El ferrocarril metropolitano de Santiago es uno de los orgullos de la capital y del país entero. Desde sus orígenes, en los años '60, hasta ahora que es parte fundamental del sistema integrado de transporte público, ha crecido sostenidamente: hoy cuenta con 108 estaciones en 103 kilómetros de vías -el segundo más extenso en Latinoamérica después de México- y alcanza 2.5 millones de pasajeros por día.
Conviene recordar que Metro es una sociedad anónima cuyos principales accionistas son CORFO y el Fisco. Además del transporte, administra una suma de espacios públicos equivalentes al Parque Forestal, cuya intensidad de uso es sólo comparable a la de un centro comercial en Navidad. Metro, una empresa financiada en parte por el Estado y que ofrece un servicio público estratégico, está obligado, por estas condiciones, a dar en su propio espacio el mejor ejemplo posible de urbanidad.
Metro ha abordado, con los años, excelentes iniciativas de promoción cultural. Desde 1993 existe MetroArte, un proyecto que incorpora obras de arte (algunas tan espectaculares como la de Toral en la estación Universidad de Chile o la de Matta en Quinta Normal), y en 1999 formó la Corporación Cultural, responsable de eventos multitudinarios y de gran calidad. Todo esto es un lujo que el ciudadano agradece. Pero nada de esto es suficientemente trascendente si no está refrendado por un principio superior de absoluta dignidad en el uso del espacio público, responsabilidad que en este caso recae exclusivamente en el administrador.

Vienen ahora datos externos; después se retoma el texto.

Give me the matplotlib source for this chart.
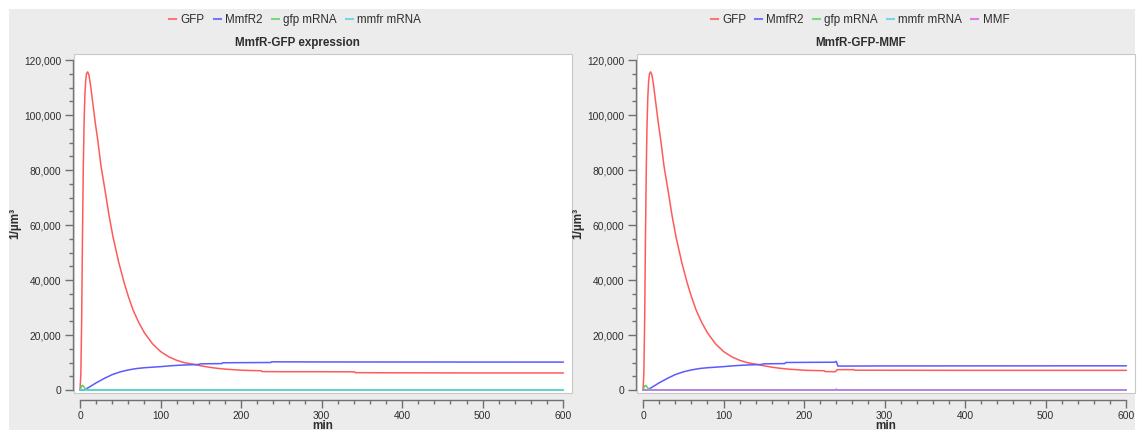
import matplotlib
matplotlib.use("Agg")
import matplotlib.pyplot as plt
from matplotlib.patches import Rectangle
from matplotlib.lines import Line2D
from matplotlib.ticker import MultipleLocator, FuncFormatter

plt.rcParams['font.family'] = ['Liberation Sans', 'DejaVu Sans']

# ---- data (time in min, concentration in 1/µm³) ----
gfp_t = [0, 1, 2, 3, 4, 5, 6, 7, 8, 9.5, 11, 13, 16, 19, 22, 26, 31, 36, 41, 48,
         55, 60, 66, 73, 80, 90, 100, 110, 120, 130, 140, 150, 160, 170, 180, 190,
         200, 210, 225, 226, 250, 300, 341, 342, 400, 500, 600]
gfp_a = [0, 6000, 25000, 55000, 80000, 97000, 107000, 112500, 115000, 115700,
         114600, 111000, 104000, 97000, 90900, 81500, 72700, 63500, 55600, 46500,
         38800, 34000, 29000, 24500, 20800, 16800, 14000, 12100, 10800, 9900, 9400,
         8800, 8300, 7900, 7600, 7400, 7200, 7100, 7000, 6700, 6650, 6650, 6600,
         6300, 6250, 6200, 6200]

mmfr_t = [0, 5, 10, 20, 30, 40, 50, 60, 70, 80, 90, 100, 110, 120, 130, 140, 148,
          149, 160, 176, 177, 200, 237, 238, 300, 600]
mmfr_a = [0, 0, 800, 2600, 4200, 5600, 6600, 7300, 7800, 8100, 8300, 8500, 8750,
          8950, 9100, 9200, 9300, 9500, 9550, 9600, 9900, 9950, 10000, 10250, 10200,
          10150]

gfp_mrna_t = [0, 1, 2, 3, 4, 5, 6, 8, 10, 12, 600]
gfp_mrna_v = [0, 700, 1400, 1700, 1500, 1100, 700, 250, 80, 0, 0]

mmfr_mrna_t = [0, 600]
mmfr_mrna_v = [0, 0]

# MMF-induced run: identical until the inducer pulse at t = 240 min
gfp_b_t = [0, 1, 2, 3, 4, 5, 6, 7, 8, 9.5, 11, 13, 16, 19, 22, 26, 31, 36, 41, 48,
           55, 60, 66, 73, 80, 90, 100, 110, 120, 130, 140, 150, 160, 170, 180, 190,
           200, 210, 225, 226, 239, 241, 262, 263, 400, 600]
gfp_b = [0, 6000, 25000, 55000, 80000, 97000, 107000, 112500, 115000, 115700,
         114600, 111000, 104000, 97000, 90900, 81500, 72700, 63500, 55600, 46500,
         38800, 34000, 29000, 24500, 20800, 16800, 14000, 12100, 10800, 9900, 9400,
         8800, 8300, 7900, 7600, 7400, 7200, 7100, 7000, 6700, 6650, 7400, 7400,
         7200, 7150, 7150]

mmfr_b_t = [0, 5, 10, 20, 30, 40, 50, 60, 70, 80, 90, 100, 110, 120, 130, 140, 148,
            149, 160, 176, 177, 200, 238, 240, 242, 300, 600]
mmfr_b = [0, 0, 800, 2600, 4200, 5600, 6600, 7300, 7800, 8100, 8300, 8500, 8750,
          8950, 9100, 9200, 9300, 9500, 9550, 9600, 10000, 10050, 10100, 10400, 8700,
          8750, 8800]

mmf_t = [0, 239, 240, 241, 600]
mmf_v = [0, 0, 400, 0, 0]

C_GFP = '#ff5a5a'
C_MMFR = '#5a5aff'
C_GFPM = '#5ad65a'
C_MMFRM = '#5ad0e6'
C_MMF = '#e65ae6'

fig = plt.figure(figsize=(11.38, 4.30), dpi=100)
W, H = 1138, 430
fig.patches.append(Rectangle((9 / W, 0), (1135 - 9) / W, (H - 9) / H,
                             transform=fig.transFigure, facecolor='#ececec',
                             edgecolor='none', zorder=-10))

TXT = '#2e2e2e'
AX = '#707070'


def make_axes(x0, x1):
    ax = fig.add_axes([x0 / W, (H - 393) / H, (x1 - x0) / W, (393 - 54) / H])
    ax.set_facecolor('white')
    ax.set_xlim(-7.5, 611)
    ax.set_ylim(-1090, 122200)
    for s in ('top', 'right'):
        ax.spines[s].set_visible(False)
    ax.spines['left'].set_position(('outward', 1))
    ax.spines['bottom'].set_position(('outward', 5))
    ax.spines['left'].set_bounds(0, 120000)
    ax.spines['bottom'].set_bounds(0, 600)
    for s in ('left', 'bottom'):
        ax.spines[s].set_color(AX)
        ax.spines[s].set_linewidth(1.0)
    ax.add_patch(Rectangle((0, 0), 1, 1, transform=ax.transAxes, fill=False,
                           edgecolor='#c8c8c8', linewidth=0.8, zorder=5,
                           clip_on=False))
    ax.xaxis.set_major_locator(MultipleLocator(100))
    ax.xaxis.set_minor_locator(MultipleLocator(20))
    ax.yaxis.set_major_locator(MultipleLocator(20000))
    ax.yaxis.set_minor_locator(MultipleLocator(5000))
    ax.yaxis.set_major_formatter(FuncFormatter(lambda v, p: f'{int(v):,}'))
    ax.tick_params(which='major', length=6, width=1, color=AX, labelsize=7.4,
                   labelcolor=TXT, pad=2)
    ax.tick_params(which='minor', length=3, width=1, color=AX)
    ax.set_xlabel('min', fontsize=8.5, fontweight='bold', color=TXT, labelpad=-1)
    ax.set_ylabel('1/µm³', fontsize=8.5, fontweight='bold', color=TXT, labelpad=2)
    return ax


LW = 1.1
ax1 = make_axes(74, 572)
ax1.plot(gfp_t, gfp_a, color=C_GFP, lw=LW)
ax1.plot(mmfr_t, mmfr_a, color=C_MMFR, lw=LW)
ax1.plot(gfp_mrna_t, gfp_mrna_v, color=C_GFPM, lw=LW)
ax1.plot(mmfr_mrna_t, mmfr_mrna_v, color=C_MMFRM, lw=LW)

ax2 = make_axes(637, 1135)
ax2.plot(gfp_b_t, gfp_b, color=C_GFP, lw=LW)
ax2.plot(mmfr_b_t, mmfr_b, color=C_MMFR, lw=LW)
ax2.plot(gfp_mrna_t, gfp_mrna_v, color=C_GFPM, lw=LW)
ax2.plot(mmfr_mrna_t, mmfr_mrna_v, color=C_MMFRM, lw=LW)
ax2.plot(mmf_t, mmf_v, color=C_MMF, lw=LW, alpha=0.8)

fig.text(297 / W, 1 - 43 / H, 'MmfR-GFP expression', ha='center', va='center',
         fontsize=8.4, fontweight='bold', color=TXT)
fig.text(861 / W, 1 - 43 / H, 'MmfR-GFP-MMF', ha='center', va='center',
         fontsize=8.4, fontweight='bold', color=TXT)


def handles(names, colors):
    return [Line2D([], [], color=c, lw=1.5, alpha=0.8, label=n)
            for n, c in zip(names, colors)]


leg_kw = dict(loc='center', frameon=False, fontsize=8.4, handlelength=0.6,
              handletextpad=0.35, columnspacing=0.8, labelcolor=TXT)
fig.legend(handles=handles(['GFP', 'MmfR2', 'gfp mRNA', 'mmfr mRNA'],
                           [C_GFP, C_MMFR, C_GFPM, C_MMFRM]),
           bbox_to_anchor=(295 / W, 1 - 20 / H), ncol=4, **leg_kw)
fig.legend(handles=handles(['GFP', 'MmfR2', 'gfp mRNA', 'mmfr mRNA', 'MMF'],
                           [C_GFP, C_MMFR, C_GFPM, C_MMFRM, C_MMF]),
           bbox_to_anchor=(860 / W, 1 - 20 / H), ncol=5, **leg_kw)

fig.savefig('out.png', dpi=100)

Me explico: De nada sirve exhibir las obras de arte más sublimes, si simultáneamente el público advierte absoluta indiferencia por la belleza y armonía del entorno. Es inexplicable que, bajo el pretexto de generar ingresos, se permita cualquier cosa, como es revestir cuanta superficie sea posible (muros a todo lo alto, torniquetes, peldaños, convoyes completos por dentro y fuera) con un mezquino autoadhesivo a granel, forzando publicidad en pasajeros cautivos como quien engorda un ganso para comer su hígado. Similarmente, tampoco sirven de mucho las célebres ruedas neumáticas, ingenio francés con que creímos tener el Metro más silencioso del planeta, si en los andenes debemos sufrir televisión a volumen descabellado (que debería ser muda), o si en los vagones debemos sufrir chicharras y una batería de anuncios pregrabados y repetidos hasta la náusea, todo siempre a volumen insensato, estación tras estación, sin regalarnos siquiera un instante de recogimiento o lectura. ¿Exagero?
Finalmente, una súplica: Que no destruyan, como pretenden, los revestimientos decorativos de cerámica y mosaicos vítreos de las estaciones de los años '70 y '80. Se trata de obras patrimoniales no sólo por sus diseños característicos, sino también porque están hechos con piezas fabricadas en Chile (en la prestigiosa fábrica IRMIR), cuya calidad y originalidad Metro jamás podrá igualar. En vez de remodelar estaciones como quien redecora una vitrina, lo que una empresa orgullosa haría es restaurar los muros a su estado original. Así se hace -téngase presente- en los metros de otras ciudades; ciudades con historia, ciudades queridas, ciudades bellas.